Textes liturgiques (année B) : Is 53, 10-11 ; Ps 32 (33) ; He 4, 14-16 ;Mc 10, 35-45 ; Mc 10, 42-45

On pourrait facilement comprendre l’indignation des disciples entendant Jacques et Jean avec leur demande à Jésus, et pas n’importe quel désir ! Comme on dirait facilement : ils ne manquent pas d’air ces deux lascars en demandant pour eux une place, et quelle place : siéger l’un à la droite de Jésus, et l’autre à sa gauche. Rien que cela ! Je pense que la même indignation que celle des autres disciples nous aurait habités. Et pourtant Jésus venait d’annoncer sa mort et sa résurrection : « Voici que nous montons à Jérusalem. Le Fils de l’homme sera livré aux grand prêtres et aux scribes ; ils le condamneront à mort… » (Mc 10,35). Et malgré cet avertissement dramatique, Jacques et Jean expriment leur désir, devant les autres disciples outrés. Un bibliste notait : « Rien à faire avec ces disciples : le problème n’a pas disparu, les illusions ne sont pas dissipées, le symptôme s’aggrave ».
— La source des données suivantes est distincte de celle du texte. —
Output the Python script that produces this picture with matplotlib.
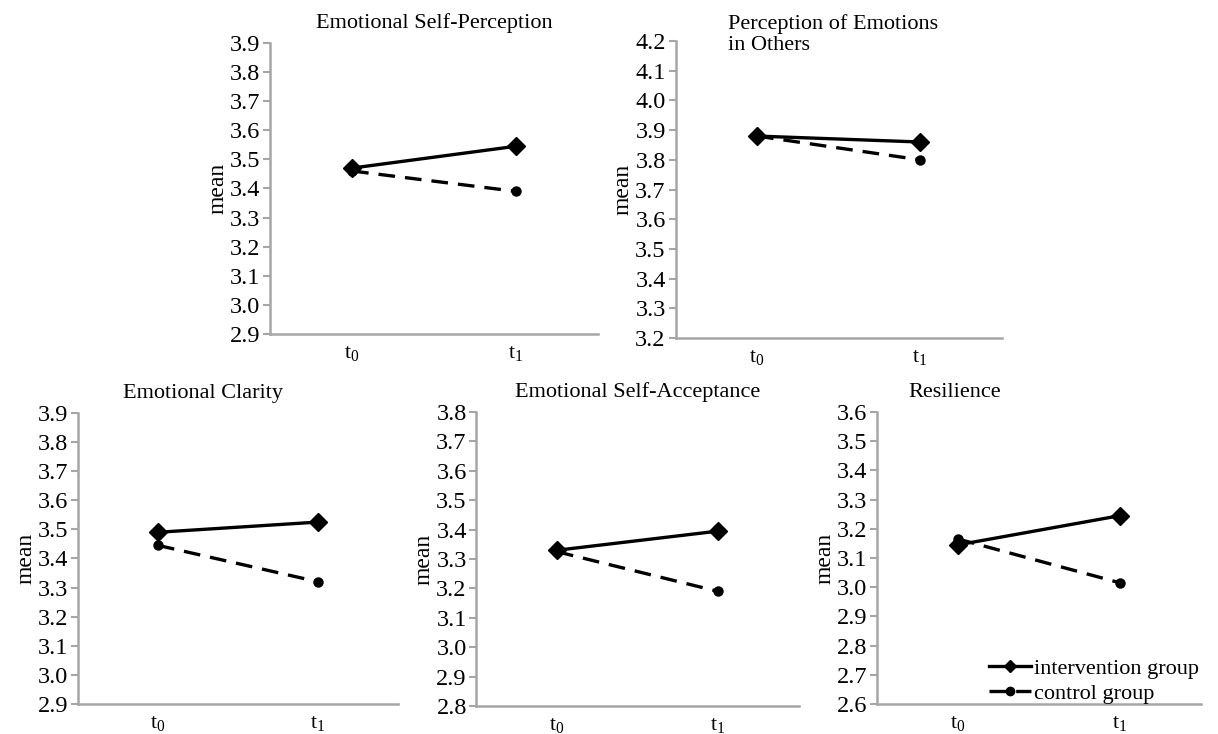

Facilement nous sommes entraînés à condamner leur attitude, mais ne serait-elle pas représentative de notre recherche la plus profonde : toujours et toujours acquérir une bonne place, à n’importe quel prix, même celui de dépasser les autres sans aucune gêne. Et Jésus va ouvrir une autre piste de valorisation où celui qui souhaiterait être le premier sera l’esclave de tous. Voilà nos ambitions clairement remises à leur place !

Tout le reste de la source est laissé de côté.